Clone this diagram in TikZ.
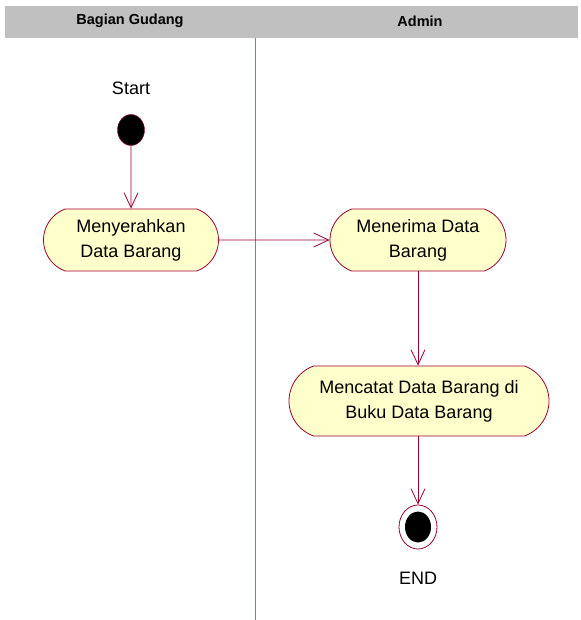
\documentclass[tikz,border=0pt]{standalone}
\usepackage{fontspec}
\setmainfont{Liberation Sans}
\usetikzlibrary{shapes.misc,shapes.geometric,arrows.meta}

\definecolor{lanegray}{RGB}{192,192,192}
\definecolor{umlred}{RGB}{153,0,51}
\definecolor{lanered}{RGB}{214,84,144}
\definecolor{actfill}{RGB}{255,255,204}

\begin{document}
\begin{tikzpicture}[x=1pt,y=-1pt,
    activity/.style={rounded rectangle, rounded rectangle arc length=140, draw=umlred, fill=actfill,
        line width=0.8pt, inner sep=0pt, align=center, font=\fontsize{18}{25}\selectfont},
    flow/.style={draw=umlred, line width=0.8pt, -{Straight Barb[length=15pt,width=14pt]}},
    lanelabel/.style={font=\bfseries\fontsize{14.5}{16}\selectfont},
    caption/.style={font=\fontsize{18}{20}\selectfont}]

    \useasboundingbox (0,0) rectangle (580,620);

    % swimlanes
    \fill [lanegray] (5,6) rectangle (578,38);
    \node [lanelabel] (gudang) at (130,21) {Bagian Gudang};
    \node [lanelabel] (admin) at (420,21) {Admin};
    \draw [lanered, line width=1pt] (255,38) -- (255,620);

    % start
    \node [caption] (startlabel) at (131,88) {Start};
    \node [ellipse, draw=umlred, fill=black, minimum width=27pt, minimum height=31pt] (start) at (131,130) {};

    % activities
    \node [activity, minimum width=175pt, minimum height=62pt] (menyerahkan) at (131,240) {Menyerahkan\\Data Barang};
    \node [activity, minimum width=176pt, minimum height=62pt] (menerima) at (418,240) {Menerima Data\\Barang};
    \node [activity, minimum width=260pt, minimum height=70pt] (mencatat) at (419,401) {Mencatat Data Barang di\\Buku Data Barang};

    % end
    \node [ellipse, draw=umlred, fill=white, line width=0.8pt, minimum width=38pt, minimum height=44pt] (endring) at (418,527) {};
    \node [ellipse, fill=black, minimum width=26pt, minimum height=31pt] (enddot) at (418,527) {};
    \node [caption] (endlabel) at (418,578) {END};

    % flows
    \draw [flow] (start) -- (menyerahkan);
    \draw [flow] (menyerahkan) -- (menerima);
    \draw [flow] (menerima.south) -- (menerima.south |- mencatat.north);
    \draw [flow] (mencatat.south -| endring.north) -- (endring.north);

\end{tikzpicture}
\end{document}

TASK OBJECTIVE
Retype each line of the listing above word for word. Exclude the pictures.

PROBLEM SOLUTION
Clone this diagram in TikZ.
\documentclass[tikz,border=0pt]{standalone}
\usepackage{fontspec}
\setmainfont{Liberation Sans}
\usetikzlibrary{shapes.misc,shapes.geometric,arrows.meta}

\definecolor{lanegray}{RGB}{192,192,192}
\definecolor{umlred}{RGB}{153,0,51}
\definecolor{lanered}{RGB}{214,84,144}
\definecolor{actfill}{RGB}{255,255,204}

\begin{document}
\begin{tikzpicture}[x=1pt,y=-1pt,
    activity/.style={rounded rectangle, rounded rectangle arc length=140, draw=umlred, fill=actfill,
        line width=0.8pt, inner sep=0pt, align=center, font=\fontsize{18}{25}\selectfont},
    flow/.style={draw=umlred, line width=0.8pt, -{Straight Barb[length=15pt,width=14pt]}},
    lanelabel/.style={font=\bfseries\fontsize{14.5}{16}\selectfont},
    caption/.style={font=\fontsize{18}{20}\selectfont}]

    \useasboundingbox (0,0) rectangle (580,620);

    % swimlanes
    \fill [lanegray] (5,6) rectangle (578,38);
    \node [lanelabel] (gudang) at (130,21) {Bagian Gudang};
    \node [lanelabel] (admin) at (420,21) {Admin};
    \draw [lanered, line width=1pt] (255,38) -- (255,620);

    % start
    \node [caption] (startlabel) at (131,88) {Start};
    \node [ellipse, draw=umlred, fill=black, minimum width=27pt, minimum height=31pt] (start) at (131,130) {};

    % activities
    \node [activity, minimum width=175pt, minimum height=62pt] (menyerahkan) at (131,240) {Menyerahkan\\Data Barang};
    \node [activity, minimum width=176pt, minimum height=62pt] (menerima) at (418,240) {Menerima Data\\Barang};
    \node [activity, minimum width=260pt, minimum height=70pt] (mencatat) at (419,401) {Mencatat Data Barang di\\Buku Data Barang};

    % end
    \node [ellipse, draw=umlred, fill=white, line width=0.8pt, minimum width=38pt, minimum height=44pt] (endring) at (418,527) {};
    \node [ellipse, fill=black, minimum width=26pt, minimum height=31pt] (enddot) at (418,527) {};
    \node [caption] (endlabel) at (418,578) {END};

    % flows
    \draw [flow] (start) -- (menyerahkan);
    \draw [flow] (menyerahkan) -- (menerima);
    \draw [flow] (menerima.south) -- (menerima.south |- mencatat.north);
    \draw [flow] (mencatat.south -| endring.north) -- (endring.north);

\end{tikzpicture}
\end{document}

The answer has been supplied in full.